▶ What you should do:
Extract only the lines running from the top of the entries to the line that holds "const bw = 17.5;". Include that line and omit the pictures.

Collected data:

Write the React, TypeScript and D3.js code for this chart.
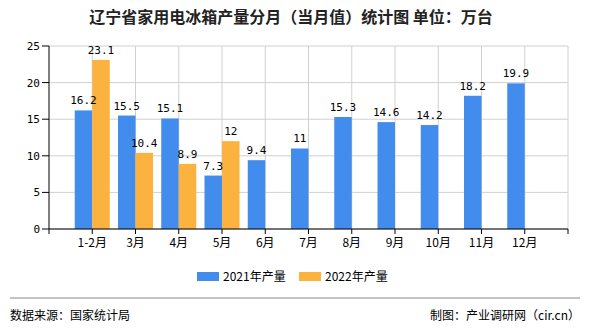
import React from "react";
import * as d3 from "d3";

const categories = ["1-2月", "3月", "4月", "5月", "6月", "7月", "8月", "9月", "10月", "11月", "12月"];
const series2021 = [16.2, 15.5, 15.1, 7.3, 9.4, 11, 15.3, 14.6, 14.2, 18.2, 19.9];
const series2022 = [23.1, 10.4, 8.9, 12];
const yTicks = [0, 5, 10, 15, 20, 25];
const seriesNames = ["2021年产量", "2022年产量"];
const title = "辽宁省家用电冰箱产量分月（当月值）统计图 单位：万台";
const source = "数据来源：国家统计局";
const credit = "制图：产业调研网（cir.cn）";

const BLUE = "#418cec";
const ORANGE = "#fbb23e";
const FONT = "'Noto Sans CJK SC', 'DejaVu Sans', sans-serif";
const MONO = "'DejaVu Sans Mono', monospace";

export default function App() {
  const W = 590, H = 330;
  const left = 49, right = 568, top = 46, bottom = 229;
  const x = d3.scaleLinear().domain([-1, categories.length]).range([left, right]);
  const y = d3.scaleLinear().domain([0, 25]).range([bottom, top]);
  const bw = 17.5;

  return (
    <svg width={W} height={H} style={{ position: "absolute", left: 0, top: 0, background: "#fff" }}>
      <text x={291} y={23} textAnchor="middle" fontFamily={FONT} fontSize={16} fontWeight="bold" fill="#222">{title}</text>
      {/* horizontal grid */}
      {yTicks.map((t) => (
        <g key={"y" + t}>
          <line x1={left} x2={right} y1={y(t)} y2={y(t)} stroke="#d0d0d0" />
          <line x1={left - 7} x2={left} y1={y(t)} y2={y(t)} stroke="#000" />
          <text x={left - 9} y={y(t) + 4} textAnchor="end" fontFamily={MONO} fontSize={11} fill="#000">{t}</text>
        </g>
      ))}
      {/* vertical grid */}
      {categories.map((c, i) => (
        <line key={"vg" + i} x1={x(i)} x2={x(i)} y1={top} y2={bottom} stroke="#d0d0d0" />
      ))}
      <line x1={right} x2={right} y1={top} y2={bottom} stroke="#d0d0d0" />
      {/* bars */}
      {series2021.map((v, i) => (
        <rect key={"a" + i} x={x(i) - bw} y={y(v)} width={bw} height={bottom - y(v)} fill={BLUE} />
      ))}
      {series2022.map((v, i) => (
        <rect key={"b" + i} x={x(i)} y={y(v)} width={bw} height={bottom - y(v)} fill={ORANGE} />
      ))}
      {series2021.map((v, i) => (
        <text key={"la" + i} x={x(i) - bw / 2} y={y(v) - 6} textAnchor="middle" fontFamily={MONO} fontSize={11} fill="#000">{String(v)}</text>
      ))}
      {series2022.map((v, i) => (
        <text key={"lb" + i} x={x(i) + bw / 2} y={y(v) - 6} textAnchor="middle" fontFamily={MONO} fontSize={11} fill="#000">{String(v)}</text>
      ))}
      {/* axes */}
      <line x1={left} x2={left} y1={top} y2={bottom} stroke="#000" />
      <line x1={left} x2={right} y1={bottom} y2={bottom} stroke="#000" />
      {[-1, ...categories.map((_, i) => i), categories.length].map((i) => (
        <line key={"xt" + i} x1={x(i)} x2={x(i)} y1={bottom} y2={bottom + 5} stroke="#000" />
      ))}
      {categories.map((c, i) => (
        <text key={"xl" + i} x={x(i)} y={bottom + 18} textAnchor="middle" fontFamily={FONT} fontSize={12} fill="#000">{c}</text>
      ))}
      {/* legend */}
      <rect x={197} y={272} width={22} height={9} fill={BLUE} />
      <text x={223} y={281} fontFamily={FONT} fontSize={12} fill="#000">{seriesNames[0]}</text>
      <rect x={299} y={272} width={22} height={9} fill={ORANGE} />
      <text x={325} y={281} fontFamily={FONT} fontSize={12} fill="#000">{seriesNames[1]}</text>
      {/* footer */}
      <line x1={10} x2={580} y1={298} y2={298} stroke="#888" />
      <text x={10} y={320} fontFamily={FONT} fontSize={12} fill="#000">{source}</text>
      <text x={580} y={320} textAnchor="end" fontFamily={FONT} fontSize={12} fill="#000">{credit}</text>
    </svg>
  );
}
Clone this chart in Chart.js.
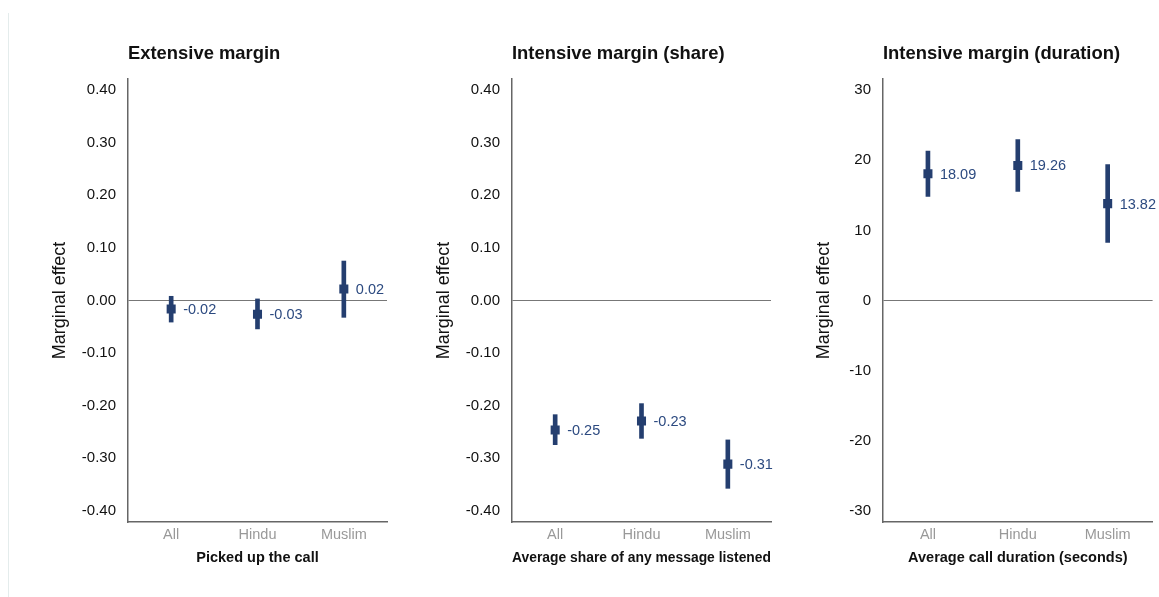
<!DOCTYPE html>
<html>
<head>
<meta charset="utf-8">
<title>Marginal effects by group</title>
<script src="https://cdn.jsdelivr.net/npm/chart.js@4.4.1/dist/chart.umd.min.js"></script>
<style>
  html, body { margin: 0; padding: 0; background: #fff; }
  #wrap { position: relative; width: 1159px; height: 597px; overflow: hidden; }
  #wrap canvas { position: absolute; top: 0; }
  .frame-edge { position: absolute; left: 8px; top: 13px; bottom: 0; border-left: 1px solid #e4ecec; }
</style>
</head>
<body>
<div id="wrap">
  <div class="frame-edge"></div>
  <canvas id="pickupChart" width="348" height="597" style="left:49px"></canvas>
  <canvas id="shareChart" width="348" height="597" style="left:433px"></canvas>
  <canvas id="durationChart" width="346" height="597" style="left:813px"></canvas>
</div>
<script>
// Groups on the x axis
const groups = ['All', 'Hindu', 'Muslim'];

// Picked up the call
const pickupEst = [-0.016, -0.026, 0.022];
const pickupLow = [-0.041, -0.054, -0.032];
const pickupHigh = [0.008, 0.003, 0.075];

// Average share of any message listened
const shareEst = [-0.246, -0.229, -0.311];
const shareLow = [-0.274, -0.262, -0.357];
const shareHigh = [-0.217, -0.196, -0.265];

// Average call duration (seconds)
const durationEst = [18.09, 19.26, 13.82];
const durationLow = [14.86, 15.57, 8.29];
const durationHigh = [21.30, 22.96, 19.39];

// Tick labels
const shareTicks = [0.4, 0.3, 0.2, 0.1, 0, -0.1, -0.2, -0.3, -0.4];
const durationTicks = [30, 20, 10, 0, -10, -20, -30];

const FONT = '"Liberation Sans", Arial, Helvetica, sans-serif';
const NAVY = '#243e6f';
const LABEL_NAVY = '#2c4a80';
const AXIS_GRAY = '#666666';

// draws the panel heading flush with the plot's left edge
const panelTitle = {
  id: 'panelTitle',
  afterDraw(chart, args, opts) {
    const ctx = chart.ctx;
    ctx.save();
    ctx.font = 'bold 18.4px ' + FONT;
    ctx.fillStyle = '#111';
    ctx.textAlign = 'left';
    ctx.textBaseline = 'alphabetic';
    ctx.fillText(opts.text, chart.chartArea.left, 59);
    ctx.restore();
  }
};

// writes each estimate to the right of its marker
const valueLabels = {
  id: 'valueLabels',
  afterDatasetsDraw(chart, args, opts) {
    const meta = chart.getDatasetMeta(0);
    const values = chart.data.datasets[0].data;
    const ctx = chart.ctx;
    ctx.save();
    ctx.font = '14.5px ' + FONT;
    ctx.fillStyle = LABEL_NAVY;
    ctx.textAlign = 'left';
    ctx.textBaseline = 'middle';
    meta.data.forEach((pt, i) => {
      ctx.fillText(values[i].toFixed(2), pt.x + 12, pt.y + 1);
    });
    ctx.restore();
  }
};

function makePanel(id, opts) {
  const ctx = document.getElementById(id).getContext('2d');
  return new Chart(ctx, {
    type: 'bar',
    data: {
      labels: groups,
      datasets: [
        {
          type: 'line',
          data: opts.est,
          showLine: false,
          pointStyle: 'rect',
          pointRadius: 6.4,
          pointBackgroundColor: NAVY,
          pointBorderWidth: 0,
          borderColor: NAVY
        },
        {
          type: 'bar',
          data: opts.low.map((lo, i) => [lo, opts.high[i]]),
          backgroundColor: NAVY,
          borderWidth: 0,
          barThickness: 4
        }
      ]
    },
    options: {
      responsive: false,
      animation: false,
      layout: { padding: { top: 79, right: opts.padRight, bottom: 0, left: 0 } },
      plugins: {
        legend: { display: false },
        tooltip: { enabled: false },
        panelTitle: { text: opts.title }
      },
      scales: {
        x: {
          offset: true,
          grid: { display: false, drawTicks: false },
          border: { display: true, color: AXIS_GRAY, width: 1.5 },
          ticks: { color: '#999', font: { family: FONT, size: 14.5 }, padding: 4, maxRotation: 0 },
          title: {
            display: true,
            text: opts.xTitle,
            color: '#111',
            font: { family: FONT, size: 14.5, weight: 'bold' },
            padding: { top: 0, bottom: 30 }
          },
          afterFit(scale) { scale.height = 75; }
        },
        y: {
          min: -opts.lim,
          max: opts.lim,
          afterBuildTicks(scale) { scale.ticks = opts.ticks.map(v => ({ value: v })); },
          grid: {
            drawTicks: false,
            color: c => (c.tick && c.tick.value === 0 ? '#777' : 'rgba(0,0,0,0)'),
            lineWidth: 1
          },
          border: { display: true, color: AXIS_GRAY, width: 1.5 },
          ticks: {
            color: '#111',
            padding: 12,
            font: { family: FONT, size: 15 },
            callback: v => opts.fmt(v)
          },
          title: {
            display: true,
            text: 'Marginal effect',
            color: '#111',
            font: { family: FONT, size: 18 },
            padding: { top: 0, bottom: 0 }
          },
          afterFit(scale) { scale.width = opts.yWidth; }
        }
      }
    },
    plugins: [panelTitle, valueLabels]
  });
}

makePanel('pickupChart', {
  title: 'Extensive margin',
  xTitle: 'Picked up the call',
  est: pickupEst, low: pickupLow, high: pickupHigh,
  ticks: shareTicks, lim: 0.421, fmt: v => v.toFixed(2),
  yWidth: 79, padRight: 10
});

makePanel('shareChart', {
  title: 'Intensive margin (share)',
  xTitle: 'Average share of any message listened',
  est: shareEst, low: shareLow, high: shareHigh,
  ticks: shareTicks, lim: 0.421, fmt: v => v.toFixed(2),
  yWidth: 79, padRight: 10
});

makePanel('durationChart', {
  title: 'Intensive margin (duration)',
  xTitle: 'Average call duration (seconds)',
  est: durationEst, low: durationLow, high: durationHigh,
  ticks: durationTicks, lim: 31.6, fmt: v => String(v),
  yWidth: 70, padRight: 4
});
</script>
</body>
</html>
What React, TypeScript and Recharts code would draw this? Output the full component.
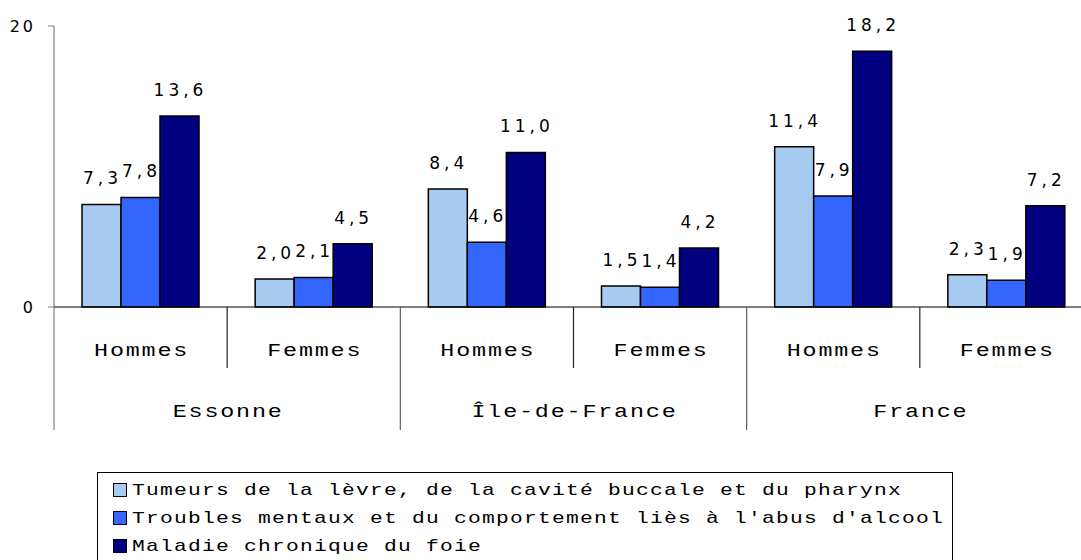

▶ The output:
Write the React, TypeScript and D3.js code for this chart.
import React from "react";
import * as d3 from "d3";

const categories = ["1-2月", "3月", "4月", "5月", "6月", "7月", "8月", "9月", "10月", "11月", "12月"];
const series2021 = [16.2, 15.5, 15.1, 7.3, 9.4, 11, 15.3, 14.6, 14.2, 18.2, 19.9];
const series2022 = [23.1, 10.4, 8.9, 12];
const yTicks = [0, 5, 10, 15, 20, 25];
const seriesNames = ["2021年产量", "2022年产量"];
const title = "辽宁省家用电冰箱产量分月（当月值）统计图 单位：万台";
const source = "数据来源：国家统计局";
const credit = "制图：产业调研网（cir.cn）";

const BLUE = "#418cec";
const ORANGE = "#fbb23e";
const FONT = "'Noto Sans CJK SC', 'DejaVu Sans', sans-serif";
const MONO = "'DejaVu Sans Mono', monospace";

export default function App() {
  const W = 590, H = 330;
  const left = 49, right = 568, top = 46, bottom = 229;
  const x = d3.scaleLinear().domain([-1, categories.length]).range([left, right]);
  const y = d3.scaleLinear().domain([0, 25]).range([bottom, top]);
  const bw = 17.5;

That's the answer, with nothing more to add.